3. Tools for Scraping E-commerce Websites
There are several tools that can help you efficiently scrape data from e-commerce platforms:
- Selenium: A powerful tool for scraping dynamic content and interacting with JavaScript-heavy sites like Amazon, eBay, or Walmart.
- Scrapy: A fast and scalable scraping framework suitable for handling large amounts of data.
- BeautifulSoup: Perfect for parsing static HTML content and navigating webpage structures.
- Pandas: For organizing, manipulating, and analyzing the scraped data.
4. Scraping Competitive Pricing Data
A. Example: Scraping Product Prices Using BeautifulSoup
Here’s a basic example of how to scrape pricing information from an e-commerce website using BeautifulSoup.
import requests
from bs4 import BeautifulSoup
# URL of the product page
url = "https://example.com/product-page"
# Send a request to fetch the page content
response = requests.get(url)
# Parse the content using BeautifulSoup
soup = BeautifulSoup(response.text, "html.parser")
# Extract the product title and price
product_title = soup.find("h1", class_="product-title").text
product_price = soup.find("span", class_="price").text
print(f"Product: {product_title}")
print(f"Price: {product_price}")
This script captures the product title and price, allowing you to track competitor pricing across multiple products.
B. Example: Scraping Multiple Products with Scrapy
For scraping multiple products, you can use Scrapy, which allows for crawling e-commerce websites and gathering structured data.
import scrapy
class EcommerceSpider(scrapy.Spider):
name = "ecommerce_spider"
start_urls = ["https://example.com/category-page"]
def parse(self, response):
for product in response.css('div.product'):
yield {
'title': product.css('h2.product-title::text').get(),
'price': product.css('span.price::text').get(),
'availability': product.css('span.availability::text').get(),
}
# Follow pagination links to scrape multiple pages
next_page = response.css('a.next-page::attr(href)').get()
if next_page:
yield response.follow(next_page, self.parse)
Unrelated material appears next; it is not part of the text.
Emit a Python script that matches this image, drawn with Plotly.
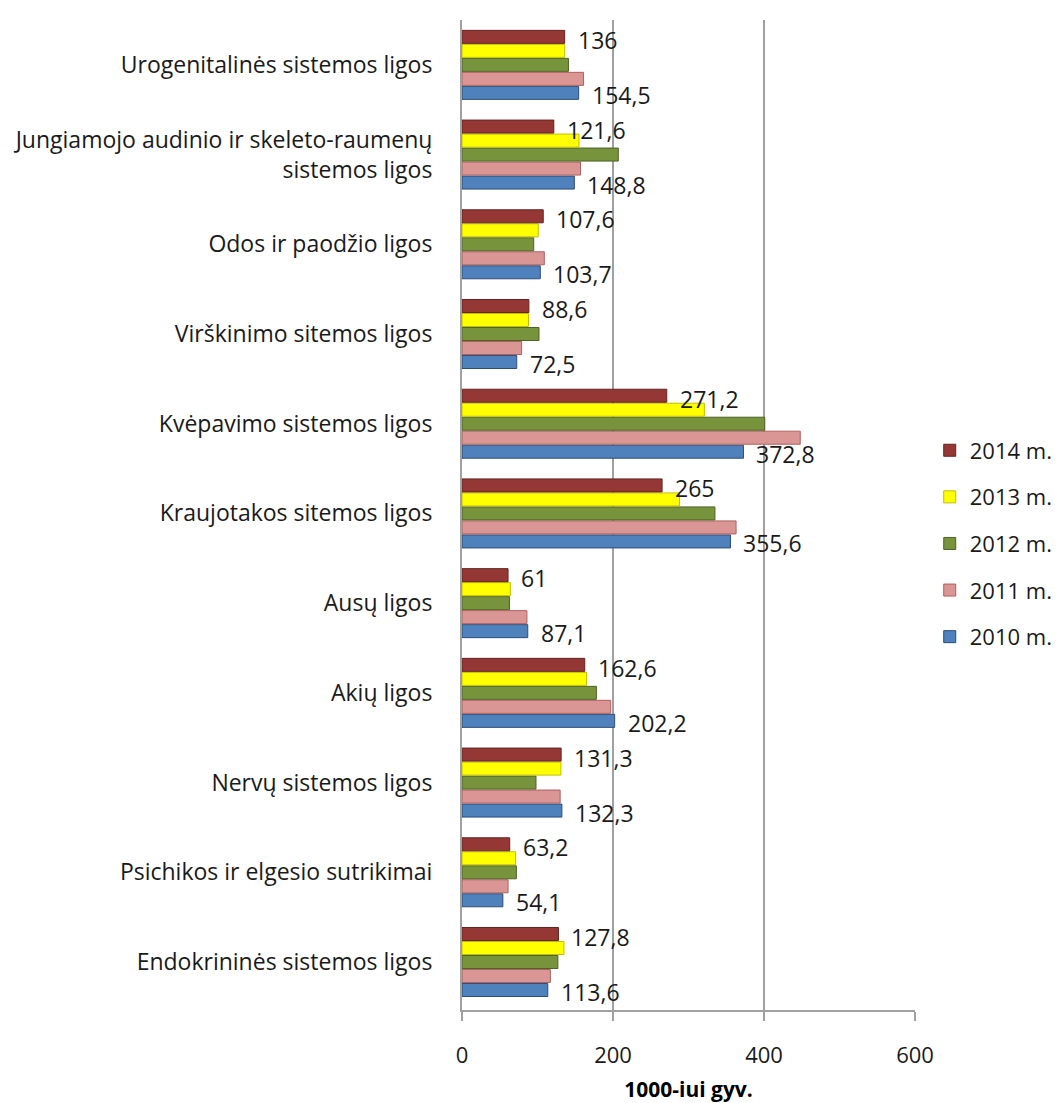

This Scrapy spider will scrape product titles, prices, and availability across multiple pages of an e-commerce site.
5. Tracking Product Availability
Monitoring product availability can provide insights into how often competitors restock products and whether they face supply chain issues.
A. Example: Scraping Product Availability
availability = soup.find("span", class_="availability").text
if "In Stock" in availability:
print("Product is available!")
else:
print("Product is out of stock.")
By scraping availability data, you can track restocking patterns and adjust your own inventory accordingly.
6. Scraping Customer Reviews for Insights
Customer reviews offer valuable insights into how people perceive your competitors’ products. You can scrape this data to understand customer preferences, pain points, and popular features.
A. Example: Scraping Reviews from an E-commerce Page
reviews = soup.find_all("div", class_="review")
for review in reviews:
review_title = review.find("h3", class_="review-title").text
review_text = review.find("p", class_="review-text").text
rating = review.find("span", class_="review-rating").text
print(f"Review: {review_title}\nRating: {rating}\nText: {review_text}\n")
This script scrapes reviews, ratings, and review titles, helping you identify common themes in customer feedback.
7. Comparing Product Specifications
If you’re in a competitive market, comparing product specifications can help you fine-tune your offerings. Scraping product descriptions and specs allows you to assess the strengths and weaknesses of competitor products.
A. Example: Scraping Product Specifications
specs = soup.find("div", class_="product-specs").text
print(f"Product Specifications: {specs}")
Gathering and analyzing product specifications lets you see how your products stack up against competitors.
8. Ethical Considerations for E-commerce Scraping
When scraping e-commerce websites, ensure that you:
- Comply with the Website’s Terms of Service: Always check the terms of service to ensure you are not violating any rules.
- Use Official APIs When Available: Many e-commerce websites, such as Amazon and eBay, offer APIs that provide structured data in a legal way.
- Scrape Responsibly: Be respectful of the website’s resources. Avoid overloading their servers by using time delays and rate limiting.
Conclusion:
Scraping e-commerce websites is a powerful way to gather competitive pricing data, monitor product availability, and analyze customer reviews. With the right tools like BeautifulSoup, Scrapy, and Selenium, you can build a robust scraping pipeline that keeps you informed of the latest market trends.
By using these insights, you can refine your pricing strategies, optimize your product offerings, and stay ahead of your competition.